On Thursday, May 1, 2014, the White House issued a report outlining initiatives to supposedly better protect privacy in light of the growing realm of big data, the term used to describe a collection of large and complex data sets.  The report, titled “Big Data and Privacy: A Technological Perspective,” was presented to the President by an advisor, John Podesta, and lists five specific policy recommendations:

  1. Policy attention should focus more on the actual uses of big data and less on its collection and analysis;
  2. Policy and regulation should focus on the purpose for which big data is used and not the technology specifically (so as to avoid becoming immediately outdated);
  3. The White House should strengthen U.S. research in privacy-related technologies and in the relevant areas of social science that inform successful application of those technologies;
  4. The White House Office of Science and Technology Policy should encourage increased education and training opportunities concerning privacy protection; and
  5. The United States should take the lead globally by adopting policies that stimulate the use of practical privacy-protecting technologies that exist today.

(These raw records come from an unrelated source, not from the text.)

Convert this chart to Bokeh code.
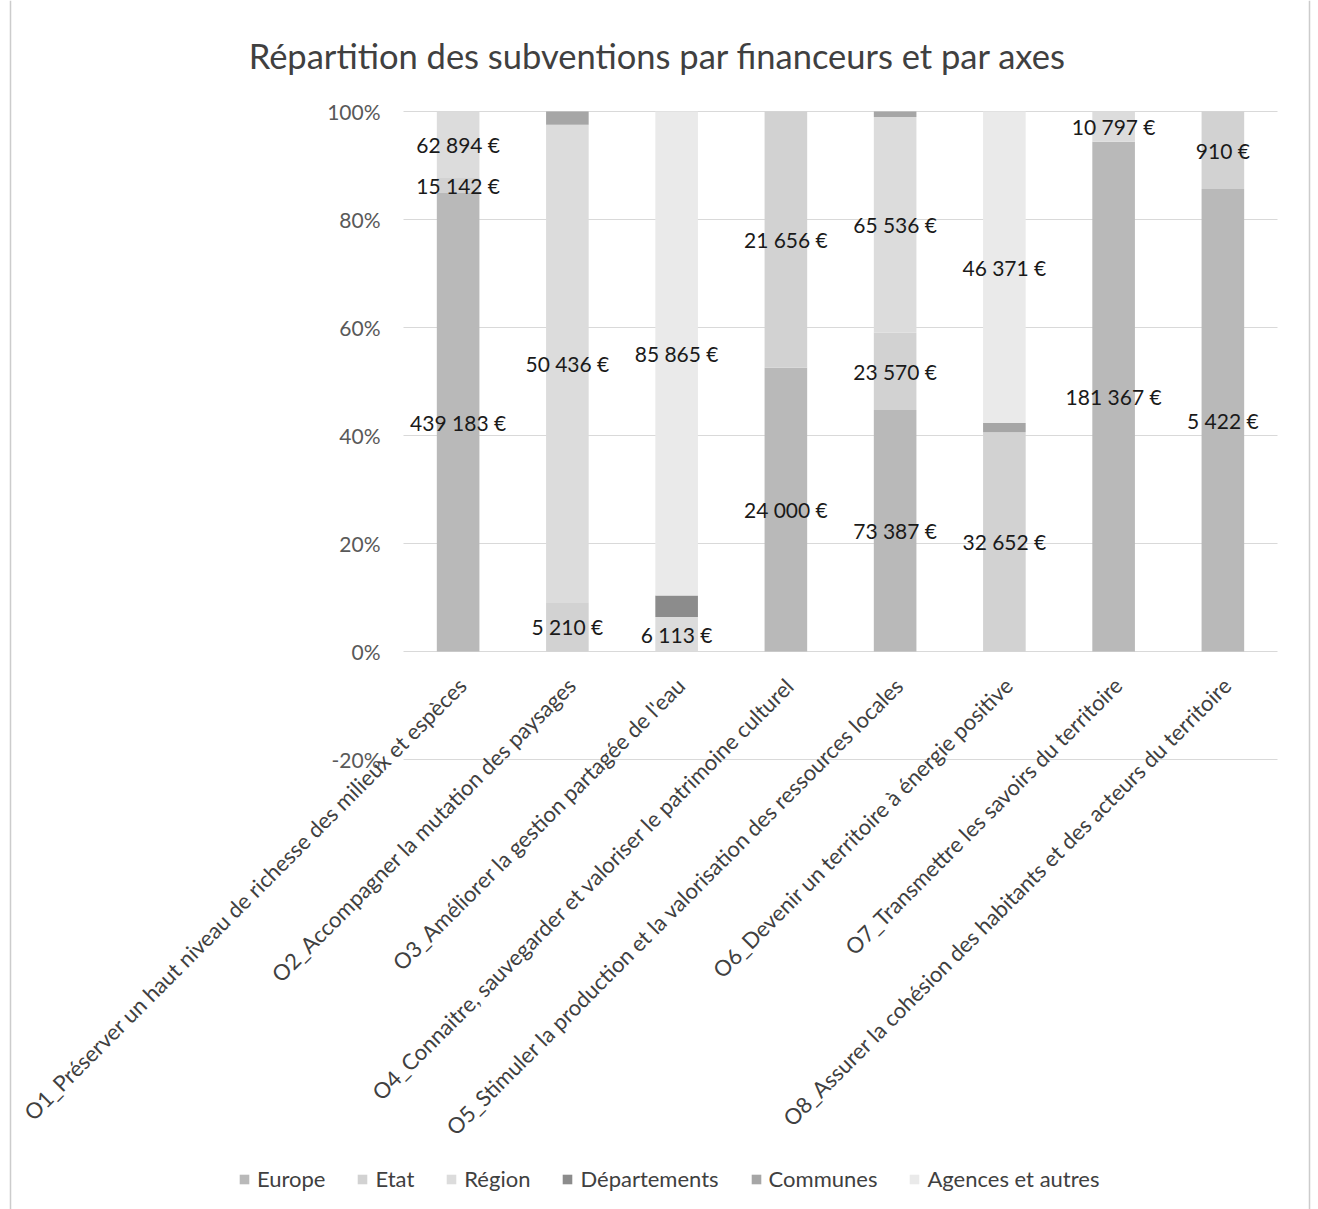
import math

from bokeh.core.properties import value
from bokeh.embed import file_html
from bokeh.models import (ColumnDataSource, Label, Legend, LegendItem, Range1d)
from bokeh.plotting import figure
from bokeh.resources import INLINE

# Axes of the programme (categories)
axes_labels = [
    "O1_Préserver un haut niveau de richesse des milieux et espèces",
    "O2_Accompagner la mutation des paysages",
    "O3_Améliorer la gestion partagée de l'eau",
    "O4_Connaitre, sauvegarder et valoriser le patrimoine culturel",
    "O5_Stimuler la production et la valorisation des ressources locales",
    "O6_Devenir un territoire à énergie positive",
    "O7_Transmettre les savoirs du territoire",
    "O8_Assurer la cohésion des habitants et des acteurs du territoire",
]

funders = ["Europe", "Etat", "Région", "Départements", "Communes", "Agences et autres"]

# Subsidies in euros, one list per funder, one value per axis
europe = [439183, 0, 0, 24000, 73387, 0, 181367, 5422]
etat = [15142, 5210, 0, 21656, 23570, 32652, 0, 910]
region = [62894, 50436, 6113, 0, 65536, 0, 10797, 0]
departements = [0, 0, 3800, 0, 0, 0, 0, 0]
communes = [0, 1400, 0, 0, 1640, 1370, 0, 0]
agences = [0, 0, 85865, 0, 0, 46371, 0, 0]

# Funders whose amounts are printed on the bars
labelled_funders = ["Europe", "Etat", "Région", "Agences et autres"]

y_ticks = [-0.2, 0.0, 0.2, 0.4, 0.6, 0.8, 1.0]
y_tick_labels = ["-20%", "0%", "20%", "40%", "60%", "80%", "100%"]

colors = ["#b9b9b9", "#d2d2d2", "#dcdcdc", "#8c8c8c", "#a6a6a6", "#eaeaea"]
FONT = "Lato"

W, H = 1318, 1209
# pixel geometry of the plotting area inside the canvas
PLOT_LEFT, CAT_W = 403, 109.25      # left edge, width of one category
PLOT_TOP, UNIT_H = 111, 540         # y=100% position, pixels per 100%

series = [europe, etat, region, departements, communes, agences]
n = len(axes_labels)
xs = list(range(1, n + 1))
totals = [sum(s[i] for s in series) for i in range(n)]

data = {"x": xs}
keys = []
for k, vals in enumerate(series):
    key = f"s{k}"
    keys.append(key)
    data[key] = [v / t for v, t in zip(vals, totals)]
source = ColumnDataSource(data)

# The frame covers the whole canvas; ranges are set so that the bars
# occupy the same pixel box as a classic plot area.
x0 = 0.5 - PLOT_LEFT / CAT_W
x1 = 0.5 + (W - PLOT_LEFT) / CAT_W
y1 = 1 + PLOT_TOP / UNIT_H
y0 = 1 - (H - PLOT_TOP) / UNIT_H


def px_x(px):
    return 0.5 + (px - PLOT_LEFT) / CAT_W


def px_y(py):
    return 1 + (PLOT_TOP - py) / UNIT_H


p = figure(
    width=W, height=H,
    x_range=Range1d(x0, x1), y_range=Range1d(y0, y1),
    x_axis_location=None, y_axis_location=None,
    toolbar_location=None, output_backend="svg",
    min_border=0, outline_line_color=None,
    background_fill_color="white", border_fill_color="white",
)
p.grid.visible = False

# Chart border (left and right edges)
p.segment(x0=[px_x(10), px_x(1309)], x1=[px_x(10), px_x(1309)],
          y0=[y0, y0], y1=[y1, y1], line_color="#cccccc", line_width=1.5)

# Horizontal gridlines
p.segment(x0=[0.5] * len(y_ticks), x1=[n + 0.5] * len(y_ticks),
          y0=y_ticks, y1=y_ticks, line_color="#d9d9d9", line_width=1)

# Y tick labels
p.text(x=[0.5 - 23 / CAT_W] * len(y_ticks), y=y_ticks, text=y_tick_labels,
       text_align="right", text_baseline="middle",
       text_font=value(FONT), text_font_size="21px", text_color="#595959")

renderers = p.vbar_stack(keys, x="x", width=0.39, color=colors,
                         line_color=None, source=source)

# Value labels centred on each segment
lx, ly, lt = [], [], []
for i in range(n):
    bottom = 0.0
    for name, vals in zip(funders, series):
        frac = vals[i] / totals[i]
        if vals[i] > 0 and name in labelled_funders:
            lx.append(xs[i])
            ly.append(bottom + frac / 2)
            lt.append(f"{vals[i]:,}".replace(",", " ") + " €")
        bottom += frac
p.text(x=lx, y=ly, text=lt, text_align="center", text_baseline="middle",
       text_font=value(FONT), text_font_size="21px", text_color="#1a1a1a")

# Rotated category labels below the zero line
p.text(x=[x + 0.04 for x in xs], y=[-0.055] * n, text=axes_labels,
       angle=math.pi / 4, text_align="right", text_baseline="middle",
       text_font=value(FONT), text_font_size="22px", text_color="#404040")

# Title
p.add_layout(Label(x=px_x(657), y=px_y(55),
                   text="Répartition des subventions par financeurs et par axes",
                   text_align="center", text_baseline="middle",
                   text_font=FONT, text_font_size="34.5px", text_color="#404040"))

legend = Legend(
    items=[LegendItem(label=f, renderers=[r]) for f, r in zip(funders, renderers)],
    orientation="horizontal", location=(238, 17),
    label_text_font=FONT, label_text_font_size="22px", label_text_color="#404040",
    glyph_width=12, glyph_height=12, label_standoff=7, spacing=31,
    padding=0, margin=0, border_line_color=None, background_fill_alpha=0,
)
p.add_layout(legend)

open("out.html", "w").write(file_html(p, INLINE))
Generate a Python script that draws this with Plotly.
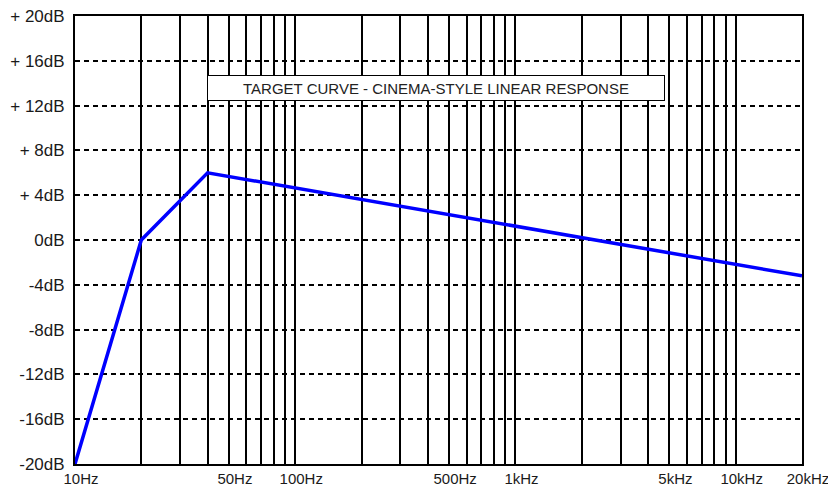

One focus of the report was the concern that big data could be used in a discriminatory manner.  As Podesta wrote, “[t]he federal government’s lead civil rights and consumer protection agencies should expand their technical expertise to be able to identify practices and outcomes facilitated by big data analytics that have a discriminatory impact on protected classes, and develop a plan for investigating and resolving violations.”

Industries engaging in collection and use of big data should be wary of almost certain regulation of the industry as the government addresses the existing and potential purposes and uses of big data.